Gibson's strange, menacing virtual world meshed perfectly with the detached, ironic stance of late 20th century culture. He described an inhabitable, immersive terrain that exists in the connections between computer networks. It is a fluid, architectural space that expands endlessly – an invitation to “jack in” to the “digital matrix” – opening the door to a new genre of literary and artistic forms. His works shaped our expectations of what is possible in virtual environments.
In Neuromancer, Count Zero (1987) and Mona Lisa Overdrive (1988), Gibson's vision of cyberspace, with its anti-heroes who reside in the void between the physical world and the network, helped spark a post-human vision. The cyborgian redefinition of self is now staged in such immersive cyber-habitats as MUDs, virtual communities, and on-line chat spaces, where identity is malleable and interchangeable.
Scott Fisher's seminal research in virtual reality was conducted in the late 1980s at the NASA-Ames Research Center in Mountain View, California. His Virtual Environment Workstation (VIEW) project developed an interface that engages all the senses, thrusting the viewer into a realm of full sensory immersion. It included a head-mounted display, with stereoscopic images with 3D depth of field. Fisher added headphones for 3D audio, a microphone for speech recognition, and, in collaboration with Tom Zimmerman, adapted the “dataglove” – the wired glove worn by the user that makes it possible to grasp virtual objects in cyberspace.

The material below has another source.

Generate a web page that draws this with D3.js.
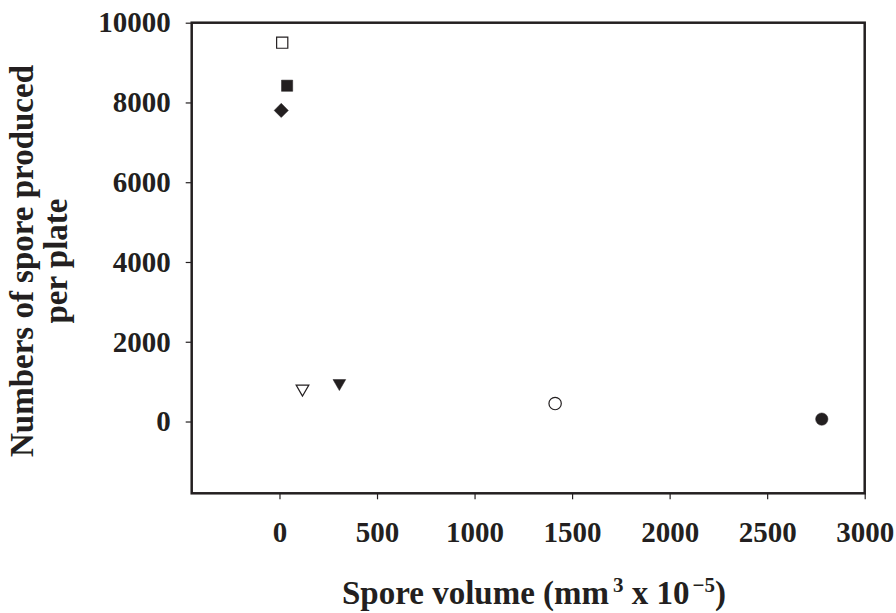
<!DOCTYPE html>
<html>
<head>
<meta charset="utf-8">
<script src="https://cdn.jsdelivr.net/npm/d3@7"></script>
<style>
  html, body { margin: 0; padding: 0; background: #fff; }
  svg { display: block; }
  text { font-family: "Liberation Serif", "Times New Roman", serif; font-weight: bold; fill: #231f20; }
</style>
</head>
<body>
<script>
// ---- data ----
const sporeVolume = [14, 39, 9, 118, 307, 1413, 2780];
const sporeCount  = [9500, 8420, 7800, 820, 960, 450, 60];
const markerShape = ["square", "square", "diamond", "triangleDown", "triangleDown", "circle", "circle"];
const markerFilled = [false, true, true, false, true, false, true];
const xTicks = [0, 500, 1000, 1500, 2000, 2500, 3000];
const yTicks = [0, 2000, 4000, 6000, 8000, 10000];
const xDomain = [-450, 3000];
const yDomain = [-1800, 10000];

(function () {
const W = 896, H = 613;
const mLeft = 191.7, mRight = 864.7, mTop = 22.7, mBottom = 493.3;
const ink = "#231f20";

const svg = d3.select("body").append("svg").attr("width", W).attr("height", H);

const x = d3.scaleLinear().domain(xDomain).range([mLeft, mRight]);
const y = d3.scaleLinear().domain(yDomain).range([mBottom, mTop]);

// frame
svg.append("rect")
  .attr("x", x(xDomain[0])).attr("y", y(yDomain[1]))
  .attr("width", x(xDomain[1]) - x(xDomain[0]))
  .attr("height", y(yDomain[0]) - y(yDomain[1]))
  .attr("fill", "none").attr("stroke", ink).attr("stroke-width", 2.5);

// axes
const xAxis = svg.append("g").attr("transform", `translate(0,${mBottom})`)
  .call(d3.axisBottom(x).tickValues(xTicks).tickSize(6).tickPadding(22).tickFormat(d3.format("d")));
const yAxis = svg.append("g").attr("transform", `translate(${mLeft},0)`)
  .call(d3.axisLeft(y).tickValues(yTicks).tickSize(6).tickPadding(15).tickFormat(d3.format("d")));
[xAxis, yAxis].forEach(g => {
  g.select(".domain").remove();
  g.selectAll(".tick line").attr("stroke", ink).attr("stroke-width", 1.2);
  g.selectAll(".tick text").attr("font-size", 29).attr("fill", ink)
    .attr("font-family", "Liberation Serif, serif").attr("font-weight", "bold");
});

// markers
const symbolFor = s => s === "square" ? d3.symbolSquare : s === "diamond" ? d3.symbolSquare
  : s === "triangleDown" ? d3.symbolTriangle : d3.symbolCircle;
const sizeFor = s => s === "square" ? 125 : s === "diamond" ? 100 : s === "triangleDown" ? 70 : 120;
const rotFor = s => s === "diamond" ? 45 : s === "triangleDown" ? 180 : 0;

svg.append("g").selectAll("path").data(sporeVolume.map((v, i) => i)).join("path")
  .attr("d", i => d3.symbol().type(symbolFor(markerShape[i])).size(sizeFor(markerShape[i]))())
  .attr("transform", i => `translate(${x(sporeVolume[i])},${y(sporeCount[i])}) rotate(${rotFor(markerShape[i])})`)
  .attr("fill", i => markerFilled[i] ? ink : "#fff")
  .attr("stroke", ink)
  .attr("stroke-width", i => markerFilled[i] ? 0.5 : 1.2);

// x axis title
const xt = svg.append("text").attr("x", 342).attr("y", 604).attr("text-anchor", "start").attr("font-size", 33);
xt.append("tspan").text("Spore volume (mm");
xt.append("tspan").attr("dx", 4).attr("dy", -12).attr("font-size", 21).text("3");
xt.append("tspan").attr("dy", 12).text(" x 10");
xt.append("tspan").attr("dx", 3).attr("dy", -12).attr("font-size", 21).text("\u22125");
xt.append("tspan").attr("dy", 12).text(")");

// y axis title
const yt = svg.append("text").attr("transform", "translate(0,261) rotate(-90)")
  .attr("text-anchor", "middle").attr("font-size", 33);
yt.append("tspan").attr("x", 0).attr("y", 33).text("Numbers of spore produced");
yt.append("tspan").attr("x", 0).attr("y", 67).text("per plate");
})();
</script>
</body>
</html>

This multi-sensory interaction with cybernetic devices created the powerful illusion of entering a digitized landscape. By pursing Morton Heilig's concept of Experience Theater, Fisher made a significant advance toward what he termed “telepresence” – the projection of the self into a virtual world. Jaron Lanier pursued this rudimentary VR further.
Transgression media artist Lynn Hershman divides her work into two categories: B.C. (Before Computers) and A.D. (After Digital). The line of demarcation occurred around 1980 as interactive technologies, including personal computers and laserdisc players, became commercially available. In her early performance works and site-specific installations (B.C.), Hershman had begun exploring themes that focused on issues of identity, alienation, and the blurring between reality and fiction.
Her interactive work allowed the viewer to select and reassemble the narrative's branching themes, stories, interpretations, and conclusions. In Deep Contact (1984-89), Hershman used a touchscreen interface to suggest that the viewer can reach through the work's glass surface, the computer's “fourth wall.” This type of interactivity constitutes a transgression of the screen, transporting the viewer into virtual reality.
Digital filmmaking has opened up new frontiers to explore through human emotion and computer generated imagery and visual effects. It is a quantum move away from film-bound technology analogous to changes hypertext made in our sense of authorship, authorial property, and creativity by moving away from the constrictions of page-bound technology. HD cams, image FX, nonlinear digital editing and manipulation are the wave of the future.